サッカーの話をしよう

No.512 コリーナ主審の準備

 おそらく、世界のサッカー史で、ひとりのレフェリーがこれほどの「スター」になった例は他にはないだろう。判定をめぐって有名になったレフェリーはいる。しかし長い間トップクラスで笛を吹き、これほど世界中のファンから親しまれ、選手たちからも尊敬を集めたレフェリーは、ピエール・ルイジ・コリーナ氏(イタリア)が初めてだろう。
 日本のファンには、横浜で2002年ワールドカップ決勝戦の笛を吹いた人、あるいは宮城での日本--トルコ戦の主審といえば思い出してもらえるかもしれない。
 先週水曜日にはスウェーデンのエーテボリで行われたUEFAカップ決勝戦で笛を吹き、国際試合で主審を務めた回数が93回に達した。国際サッカー連盟(FIFA)が指名する「国際審判員」に登録されたのが1995年のことだったから、平均して毎年10試合以上国際舞台に立っていることになる。

 コリーナ氏は、1960年2月13日に中田英寿が所属しているイタリア中部のボローニャで生まれた。そして世界最古の大学として有名なボローニャ大学の経済学部を卒業後、財務アドバイザーの仕事をしてきた。
 少年のころは熱心なサッカーの選手。DFだったが、ファウルが多く、何度も退場処分を受けたという。17歳のとき、けがでプレーできず、仕方なく練習試合の主審を務めたのが審判の道にはいるきっかけだった。
 「きみはレフェリーになるべきだ」という親友の熱心な説得に、彼は審判資格を取る決意を固めた。そして23歳という若さで全国レベルの試合の主審を務めるようになり、31歳でセリエA(プロ1部リーグ)の主審に昇格した。さらに95年に国際審判員となり、96年オリンピック決勝をはじめ、数々の大舞台で笛を吹くたびに評価を高めた。
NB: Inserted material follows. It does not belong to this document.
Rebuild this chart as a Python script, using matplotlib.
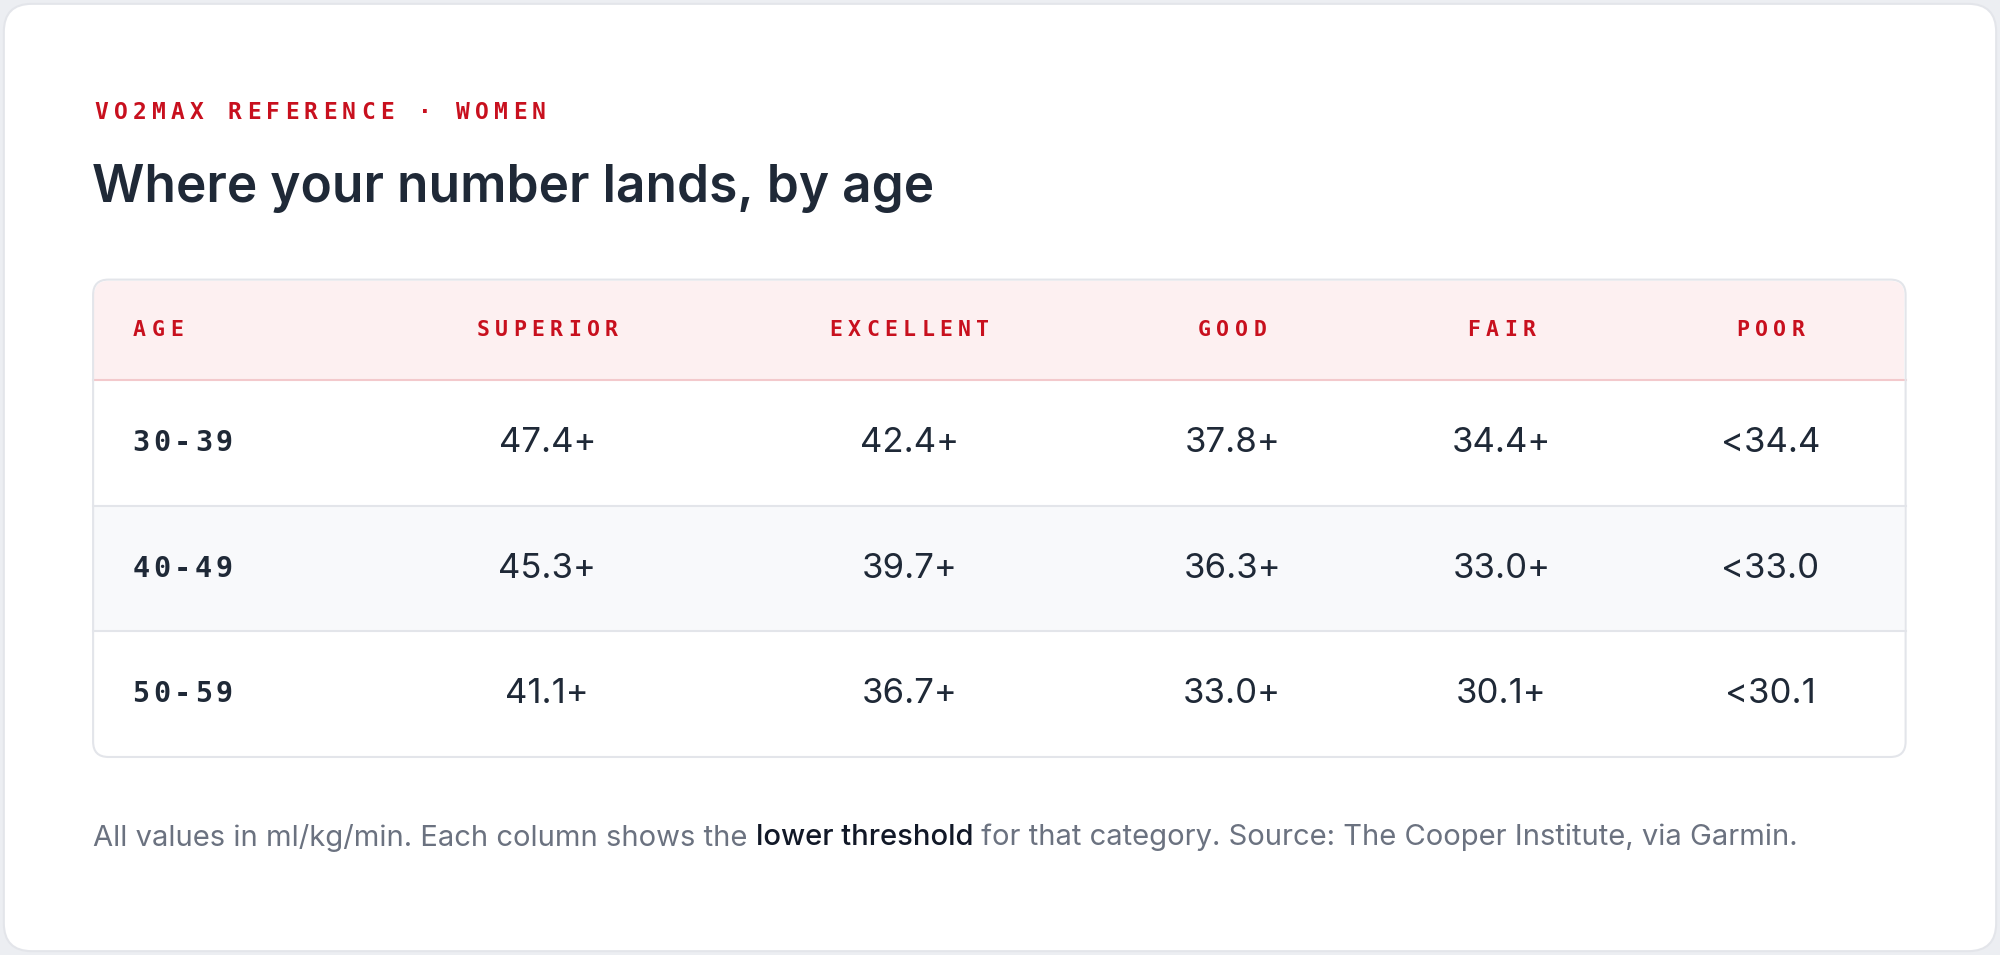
import matplotlib
matplotlib.use("Agg")
import matplotlib.pyplot as plt
from matplotlib.patches import FancyBboxPatch, Rectangle

kicker = "VO2MAX REFERENCE · WOMEN"
title = "Where your number lands, by age"
columns = ["AGE", "SUPERIOR", "EXCELLENT", "GOOD", "FAIR", "POOR"]
ages = ["30-39", "40-49", "50-59"]
superior = ["47.4+", "45.3+", "41.1+"]
excellent = ["42.4+", "39.7+", "36.7+"]
good = ["37.8+", "36.3+", "33.0+"]
fair = ["34.4+", "33.0+", "30.1+"]
poor = ["<34.4", "<33.0", "<30.1"]
foot_parts = [("All values in ml/kg/min. Each column shows the ", "#6b7280", "normal"),
              ("lower threshold", "#111827", "medium"),
              (" for that category. Source: The Cooper Institute, via Garmin.", "#6b7280", "normal")]

W, H = 1568, 748
fig = plt.figure(figsize=(20, 9.55), dpi=100)
fig.patch.set_facecolor("#eceef2")
ax = fig.add_axes([0, 0, 1, 1])
ax.set_xlim(0, W); ax.set_ylim(H, 0); ax.axis("off")

RED = "#c8101e"; DARK = "#1f2937"; MONO = "DejaVu Sans Mono"; SANS = "Inter"


def spaced(x, y, s, size, adv, color, ha="left", z=5):
    n = len(s)
    for i, ch in enumerate(s):
        if ha == "left":
            cx = x + adv * 0.45 + i * adv
        else:
            cx = x + (i - (n - 1) / 2) * adv
        ax.text(cx, y, ch, family=MONO, weight="bold", color=color, fontsize=size,
                va="center", ha="center", zorder=z)


ax.add_patch(FancyBboxPatch((3, 3), W - 6, H - 6, boxstyle="round,pad=0,rounding_size=22",
                            fc="white", ec="#e3e5ea", lw=1.5))

spaced(73, 88, kicker, 16.5, 14.9, RED)
ax.text(72, 148, title, family=SANS, weight="semibold", color=DARK, fontsize=37, va="center", ha="left")

x0, x1 = 73, 1494
ytop, yhead, rowh = 219, 298, 98.3
ybot = yhead + 3 * rowh
ax.add_patch(FancyBboxPatch((x0, ytop), x1 - x0, ybot - ytop, boxstyle="round,pad=0,rounding_size=12",
                            fc="white", ec="none", zorder=1))
ax.add_patch(Rectangle((x0 + 1, ytop + 10), x1 - x0 - 2, yhead - ytop - 10, fc="#fdf0f1", ec="none", zorder=2))
ax.add_patch(FancyBboxPatch((x0 + 1, ytop + 1), x1 - x0 - 2, 30, boxstyle="round,pad=0,rounding_size=11",
                            fc="#fdf0f1", ec="none", zorder=2))
ax.add_patch(Rectangle((x0 + 1, yhead + rowh), x1 - x0 - 2, rowh, fc="#f8f9fb", ec="none", zorder=2))
ax.plot([x0, x1], [yhead, yhead], color="#f3c9cc", lw=1.5, zorder=3)
for i in (1, 2):
    ax.plot([x0, x1], [yhead + i * rowh] * 2, color="#e3e5ea", lw=1.5, zorder=3)
ax.add_patch(FancyBboxPatch((x0, ytop), x1 - x0, ybot - ytop, boxstyle="round,pad=0,rounding_size=12",
                            fc="none", ec="#e3e5ea", lw=1.5, zorder=4))

colx = [103, 429, 713, 966, 1177, 1388]
hy = (ytop + yhead) / 2
for j, c in enumerate(columns):
    spaced(colx[j], hy, c, 15.5, 14.4, RED, ha="left" if j == 0 else "center")
data = [superior, excellent, good, fair, poor]
for i, a in enumerate(ages):
    cy = yhead + (i + 0.5) * rowh
    spaced(colx[0], cy, a, 20.5, 16.4, DARK)
    for j, col in enumerate(data):
        ax.text(colx[j + 1], cy, col[i], family=SANS, color=DARK, fontsize=25, va="center", ha="center", zorder=5)

fig.canvas.draw()
r = fig.canvas.get_renderer()
x = 73
inv = ax.transData.inverted()
for s, c, w in foot_parts:
    t = ax.text(x, 656, s, family=SANS, weight=w, color=c, fontsize=21, va="center", ha="left")
    bb = t.get_window_extent(r)
    x = inv.transform((bb.x1, 0))[0]

fig.savefig("out.png", dpi=100, facecolor=fig.get_facecolor())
 「いいレフェリングにはいい準備が不可欠。とくに重要なのが戦術面の情報収集」と、最近、彼は語っている。
 「3バックでプレーするチームと4バックのチームではレフェリングを変えなくてはならない。中盤で激しくプレスをかけるチームなのか、両サイドにウイングを置くチームなのかなど、対戦する両チームに関するあらゆることを知っておく必要がある。サッカーのレベルは年々上がっている。レフェリーもそれに遅れてはならないからね」
 しかし彼は、四角四面の「法の番人」ではない。試合中は笑顔で選手に話しかけ、必要とあれば母国語のほか、英語、スペイン語、フランス語という堪能な語学力を生かして選手たちに語りかける。
 「選手や監督たちと信頼関係が築ければ、選手は試合に集中していいプレーができるし、レフェリーも試合をうまくコントロールできる」

 ときには、ルール外のことまでやってのける。
 ある試合で、Aチームの選手が倒れて起き上がらないため、Bチームの選手がボールを外に出した。試合が再開され、Aチームがスローイン、受けた選手は大きくけってBチームのゴールラインに近いタッチにボールを出した。そして、Bチームのスローインを奪いに行こうとした。
 そのとき、コリーナ氏が手をかざしてAチームの選手たちを制した。
 「行くな!」
 断固たるその一言に、Aチームの選手たちは自分の行為のみっともなさに気づき、恥じ入った表情で止まった。ルールをどう解釈しても、これは主審の越権行為だった。しかし誰もが認め、納得してしまうところに、コリーナ氏に対する選手やコーチたちからの絶大な信頼が感じられた。
 ことし44歳。国際審判員の定年(45)歳まで、あと1年あまり。6月12日開幕のヨーロッパ選手権(ポルトガル)が、最後の大舞台となる。